• **Figure scripts**:
==*==

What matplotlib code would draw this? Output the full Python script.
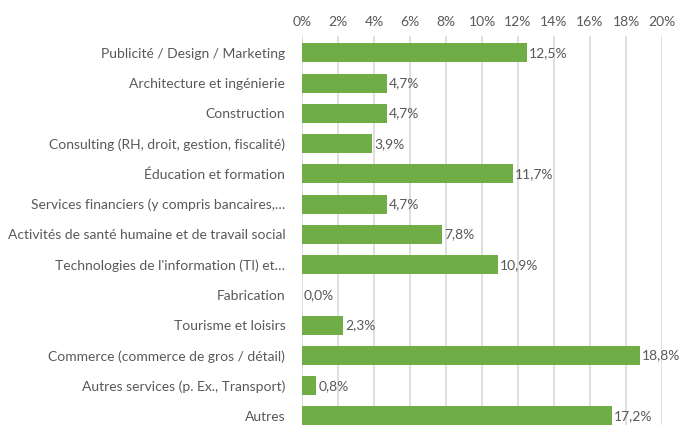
import matplotlib.pyplot as plt
from matplotlib.ticker import FuncFormatter

plt.rcParams['font.family'] = ['Lato', 'DejaVu Sans']

# secteurs d'activité et parts (%)
secteurs = [
    "Publicité / Design / Marketing",
    "Architecture et ingénierie",
    "Construction",
    "Consulting (RH, droit, gestion, fiscalité)",
    "Éducation et formation",
    "Services financiers (y compris bancaires,…",
    "Activités de santé humaine et de travail social",
    "Technologies de l'information (TI) et…",
    "Fabrication",
    "Tourisme et loisirs",
    "Commerce (commerce de gros / détail)",
    "Autres services (p. Ex., Transport)",
    "Autres",
]
parts = [12.5, 4.7, 4.7, 3.9, 11.7, 4.7, 7.8, 10.9, 0.0, 2.3, 18.8, 0.8, 17.2]
graduations = [0, 2, 4, 6, 8, 10, 12, 14, 16, 18, 20]

vert = '#70AD47'
gris = '#595959'

fig = plt.figure(figsize=(6.81, 4.25), dpi=100)
ax = fig.add_axes([302/681, 0, 360/681, 389/425])

pos = list(range(len(secteurs)))
ax.barh(pos, parts, height=0.63, color=vert, zorder=3)
for y, v in zip(pos, parts):
    ax.text(v + 0.1, y, f"{v:.1f}%".replace('.', ','), va='center', ha='left',
            fontsize=10, color=gris, zorder=4)

ax.set_xlim(0, 20)
ax.set_ylim(12.3, -0.56)
ax.set_xticks(graduations)
ax.xaxis.set_major_formatter(FuncFormatter(lambda x, _: f"{x:.0f}%"))
ax.xaxis.tick_top()
ax.set_yticks(pos)
ax.set_yticklabels(secteurs)
ax.tick_params(axis='both', length=0, labelsize=10, colors=gris)
ax.tick_params(axis='x', pad=6)
ax.tick_params(axis='y', pad=12)
ax.grid(axis='x', color='#D9D9D9', linewidth=1.2, zorder=0)
for s in ax.spines.values():
    s.set_visible(False)

fig.savefig('out.png', dpi=100)
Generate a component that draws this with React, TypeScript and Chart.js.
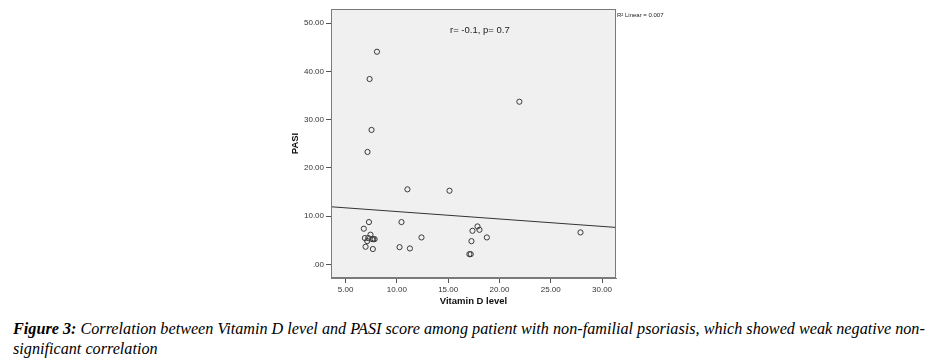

==*==

• **Work instructions**:
Leave out all pictures, then copy the remaining material exactly.

• **Problem solution**:
What matplotlib code would draw this? Output the full Python script.
import matplotlib.pyplot as plt
from matplotlib.ticker import FuncFormatter

plt.rcParams['font.family'] = ['Lato', 'DejaVu Sans']

# secteurs d'activité et parts (%)
secteurs = [
    "Publicité / Design / Marketing",
    "Architecture et ingénierie",
    "Construction",
    "Consulting (RH, droit, gestion, fiscalité)",
    "Éducation et formation",
    "Services financiers (y compris bancaires,…",
    "Activités de santé humaine et de travail social",
    "Technologies de l'information (TI) et…",
    "Fabrication",
    "Tourisme et loisirs",
    "Commerce (commerce de gros / détail)",
    "Autres services (p. Ex., Transport)",
    "Autres",
]
parts = [12.5, 4.7, 4.7, 3.9, 11.7, 4.7, 7.8, 10.9, 0.0, 2.3, 18.8, 0.8, 17.2]
graduations = [0, 2, 4, 6, 8, 10, 12, 14, 16, 18, 20]

vert = '#70AD47'
gris = '#595959'

fig = plt.figure(figsize=(6.81, 4.25), dpi=100)
ax = fig.add_axes([302/681, 0, 360/681, 389/425])

pos = list(range(len(secteurs)))
ax.barh(pos, parts, height=0.63, color=vert, zorder=3)
for y, v in zip(pos, parts):
    ax.text(v + 0.1, y, f"{v:.1f}%".replace('.', ','), va='center', ha='left',
            fontsize=10, color=gris, zorder=4)

ax.set_xlim(0, 20)
ax.set_ylim(12.3, -0.56)
ax.set_xticks(graduations)
ax.xaxis.set_major_formatter(FuncFormatter(lambda x, _: f"{x:.0f}%"))
ax.xaxis.tick_top()
ax.set_yticks(pos)
ax.set_yticklabels(secteurs)
ax.tick_params(axis='both', length=0, labelsize=10, colors=gris)
ax.tick_params(axis='x', pad=6)
ax.tick_params(axis='y', pad=12)
ax.grid(axis='x', color='#D9D9D9', linewidth=1.2, zorder=0)
for s in ax.spines.values():
    s.set_visible(False)

fig.savefig('out.png', dpi=100)
Generate a component that draws this with React, TypeScript and Chart.js.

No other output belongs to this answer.